Requirement:
What is needed is the run of lines from the one containing "What matplotlib code" through the one containing "ax.yaxis.set_label_coords(-0.093, 0.432)", echoed exactly, with both ends kept and nothing added.

Records with drawing code
* Begin *

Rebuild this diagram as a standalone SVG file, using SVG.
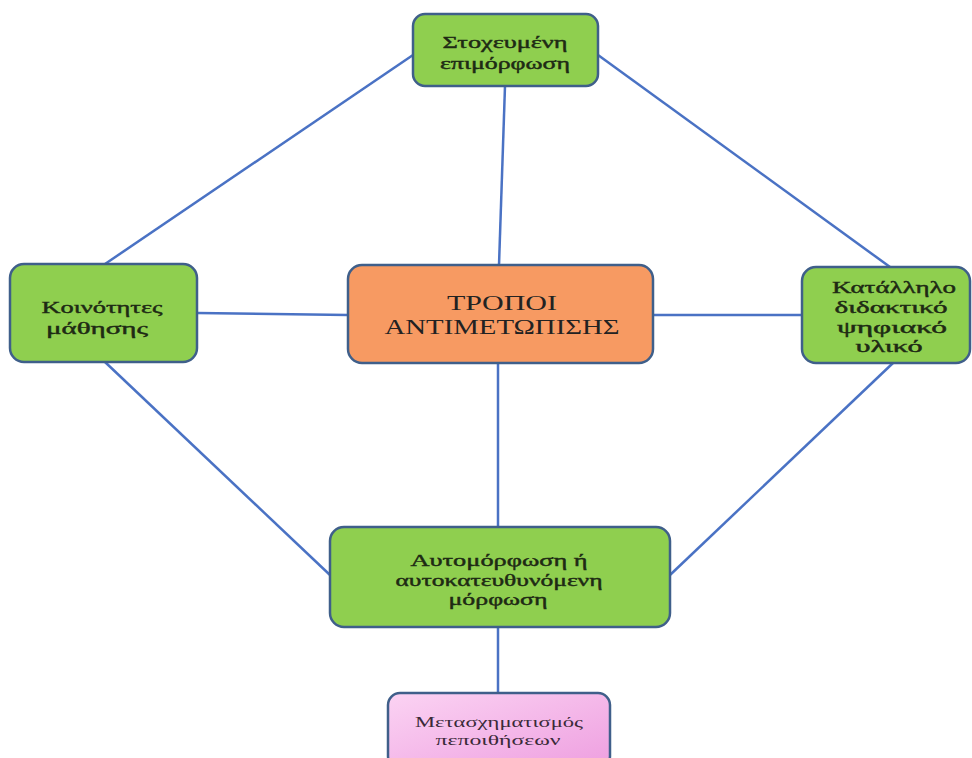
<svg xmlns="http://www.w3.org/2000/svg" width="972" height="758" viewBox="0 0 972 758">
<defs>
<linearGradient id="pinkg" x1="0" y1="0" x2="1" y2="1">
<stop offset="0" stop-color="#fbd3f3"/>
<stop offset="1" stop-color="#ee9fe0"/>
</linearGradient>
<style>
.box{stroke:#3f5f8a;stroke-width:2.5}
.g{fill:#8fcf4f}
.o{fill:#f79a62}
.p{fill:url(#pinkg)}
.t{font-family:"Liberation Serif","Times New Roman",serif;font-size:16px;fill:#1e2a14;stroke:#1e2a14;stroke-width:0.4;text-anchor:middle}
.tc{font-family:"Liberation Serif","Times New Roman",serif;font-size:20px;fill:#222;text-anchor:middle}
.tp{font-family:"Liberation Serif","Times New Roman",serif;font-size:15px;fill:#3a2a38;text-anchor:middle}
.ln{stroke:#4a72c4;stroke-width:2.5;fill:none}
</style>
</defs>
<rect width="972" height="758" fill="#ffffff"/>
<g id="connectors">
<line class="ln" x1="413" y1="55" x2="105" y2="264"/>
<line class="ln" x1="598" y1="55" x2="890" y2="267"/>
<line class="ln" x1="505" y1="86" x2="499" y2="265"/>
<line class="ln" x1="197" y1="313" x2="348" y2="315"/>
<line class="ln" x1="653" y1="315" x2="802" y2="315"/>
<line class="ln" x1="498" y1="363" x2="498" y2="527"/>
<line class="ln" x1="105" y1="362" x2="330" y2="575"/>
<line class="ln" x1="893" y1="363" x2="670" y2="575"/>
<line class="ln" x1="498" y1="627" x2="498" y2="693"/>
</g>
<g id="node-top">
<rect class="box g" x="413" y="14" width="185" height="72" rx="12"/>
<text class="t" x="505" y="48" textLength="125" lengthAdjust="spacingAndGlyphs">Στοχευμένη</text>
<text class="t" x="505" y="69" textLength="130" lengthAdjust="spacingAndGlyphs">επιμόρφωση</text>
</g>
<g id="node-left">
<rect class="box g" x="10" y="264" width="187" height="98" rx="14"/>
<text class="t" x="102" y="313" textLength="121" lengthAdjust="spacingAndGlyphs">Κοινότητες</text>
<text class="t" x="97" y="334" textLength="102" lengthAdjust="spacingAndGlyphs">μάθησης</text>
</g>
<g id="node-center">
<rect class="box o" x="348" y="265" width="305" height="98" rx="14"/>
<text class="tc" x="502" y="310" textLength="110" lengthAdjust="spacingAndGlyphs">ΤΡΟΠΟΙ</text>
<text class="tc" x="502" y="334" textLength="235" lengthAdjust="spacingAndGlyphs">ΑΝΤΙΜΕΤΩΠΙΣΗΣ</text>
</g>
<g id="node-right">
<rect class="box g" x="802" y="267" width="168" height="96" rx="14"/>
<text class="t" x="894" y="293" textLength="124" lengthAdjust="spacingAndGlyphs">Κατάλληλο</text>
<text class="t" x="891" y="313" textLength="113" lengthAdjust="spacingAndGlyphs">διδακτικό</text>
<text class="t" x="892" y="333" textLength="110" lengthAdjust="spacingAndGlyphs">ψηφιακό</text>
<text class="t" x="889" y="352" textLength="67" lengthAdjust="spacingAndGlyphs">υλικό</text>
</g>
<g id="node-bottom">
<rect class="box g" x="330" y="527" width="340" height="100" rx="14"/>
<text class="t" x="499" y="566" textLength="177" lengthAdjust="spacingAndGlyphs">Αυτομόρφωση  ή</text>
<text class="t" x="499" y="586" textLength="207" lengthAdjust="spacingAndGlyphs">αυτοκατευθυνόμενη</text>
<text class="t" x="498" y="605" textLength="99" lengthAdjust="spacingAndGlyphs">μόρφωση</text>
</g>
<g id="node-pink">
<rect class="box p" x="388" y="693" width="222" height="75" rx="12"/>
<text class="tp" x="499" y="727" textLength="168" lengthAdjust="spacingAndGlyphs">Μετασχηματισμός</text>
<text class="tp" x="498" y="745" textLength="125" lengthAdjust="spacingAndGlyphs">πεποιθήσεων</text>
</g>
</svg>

* End *
* Begin *

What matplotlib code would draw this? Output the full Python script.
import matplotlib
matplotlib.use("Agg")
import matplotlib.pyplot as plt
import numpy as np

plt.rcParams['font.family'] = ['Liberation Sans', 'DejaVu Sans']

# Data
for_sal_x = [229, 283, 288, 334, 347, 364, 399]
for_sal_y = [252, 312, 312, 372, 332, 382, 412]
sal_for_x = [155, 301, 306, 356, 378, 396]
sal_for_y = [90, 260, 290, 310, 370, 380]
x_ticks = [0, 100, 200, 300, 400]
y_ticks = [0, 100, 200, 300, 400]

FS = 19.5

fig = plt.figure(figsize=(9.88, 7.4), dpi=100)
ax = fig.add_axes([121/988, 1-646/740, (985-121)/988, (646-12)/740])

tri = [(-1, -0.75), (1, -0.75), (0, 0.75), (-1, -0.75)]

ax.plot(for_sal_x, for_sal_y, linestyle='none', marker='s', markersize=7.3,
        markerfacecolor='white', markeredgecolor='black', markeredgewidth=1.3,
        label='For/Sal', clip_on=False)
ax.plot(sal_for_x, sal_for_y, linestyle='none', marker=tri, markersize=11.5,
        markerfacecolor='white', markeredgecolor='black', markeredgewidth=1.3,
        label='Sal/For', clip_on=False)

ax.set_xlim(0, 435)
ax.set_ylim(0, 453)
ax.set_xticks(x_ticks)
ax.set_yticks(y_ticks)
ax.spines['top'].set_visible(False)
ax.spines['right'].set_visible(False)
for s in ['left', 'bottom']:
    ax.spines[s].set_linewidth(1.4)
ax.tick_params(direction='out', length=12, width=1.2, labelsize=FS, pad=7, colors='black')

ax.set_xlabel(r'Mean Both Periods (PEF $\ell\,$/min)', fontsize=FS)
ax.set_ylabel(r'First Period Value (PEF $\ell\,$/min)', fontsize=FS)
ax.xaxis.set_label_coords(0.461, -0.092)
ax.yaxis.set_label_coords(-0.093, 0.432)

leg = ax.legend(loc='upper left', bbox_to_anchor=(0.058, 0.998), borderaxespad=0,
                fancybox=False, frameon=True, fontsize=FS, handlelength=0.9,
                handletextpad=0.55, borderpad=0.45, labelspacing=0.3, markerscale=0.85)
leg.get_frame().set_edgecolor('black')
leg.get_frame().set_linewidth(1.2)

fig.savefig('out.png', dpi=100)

* End *

Result of the task:
What matplotlib code would draw this? Output the full Python script.
import matplotlib
matplotlib.use("Agg")
import matplotlib.pyplot as plt
import numpy as np

plt.rcParams['font.family'] = ['Liberation Sans', 'DejaVu Sans']

# Data
for_sal_x = [229, 283, 288, 334, 347, 364, 399]
for_sal_y = [252, 312, 312, 372, 332, 382, 412]
sal_for_x = [155, 301, 306, 356, 378, 396]
sal_for_y = [90, 260, 290, 310, 370, 380]
x_ticks = [0, 100, 200, 300, 400]
y_ticks = [0, 100, 200, 300, 400]

FS = 19.5

fig = plt.figure(figsize=(9.88, 7.4), dpi=100)
ax = fig.add_axes([121/988, 1-646/740, (985-121)/988, (646-12)/740])

tri = [(-1, -0.75), (1, -0.75), (0, 0.75), (-1, -0.75)]

ax.plot(for_sal_x, for_sal_y, linestyle='none', marker='s', markersize=7.3,
        markerfacecolor='white', markeredgecolor='black', markeredgewidth=1.3,
        label='For/Sal', clip_on=False)
ax.plot(sal_for_x, sal_for_y, linestyle='none', marker=tri, markersize=11.5,
        markerfacecolor='white', markeredgecolor='black', markeredgewidth=1.3,
        label='Sal/For', clip_on=False)

ax.set_xlim(0, 435)
ax.set_ylim(0, 453)
ax.set_xticks(x_ticks)
ax.set_yticks(y_ticks)
ax.spines['top'].set_visible(False)
ax.spines['right'].set_visible(False)
for s in ['left', 'bottom']:
    ax.spines[s].set_linewidth(1.4)
ax.tick_params(direction='out', length=12, width=1.2, labelsize=FS, pad=7, colors='black')

ax.set_xlabel(r'Mean Both Periods (PEF $\ell\,$/min)', fontsize=FS)
ax.set_ylabel(r'First Period Value (PEF $\ell\,$/min)', fontsize=FS)
ax.xaxis.set_label_coords(0.461, -0.092)
ax.yaxis.set_label_coords(-0.093, 0.432)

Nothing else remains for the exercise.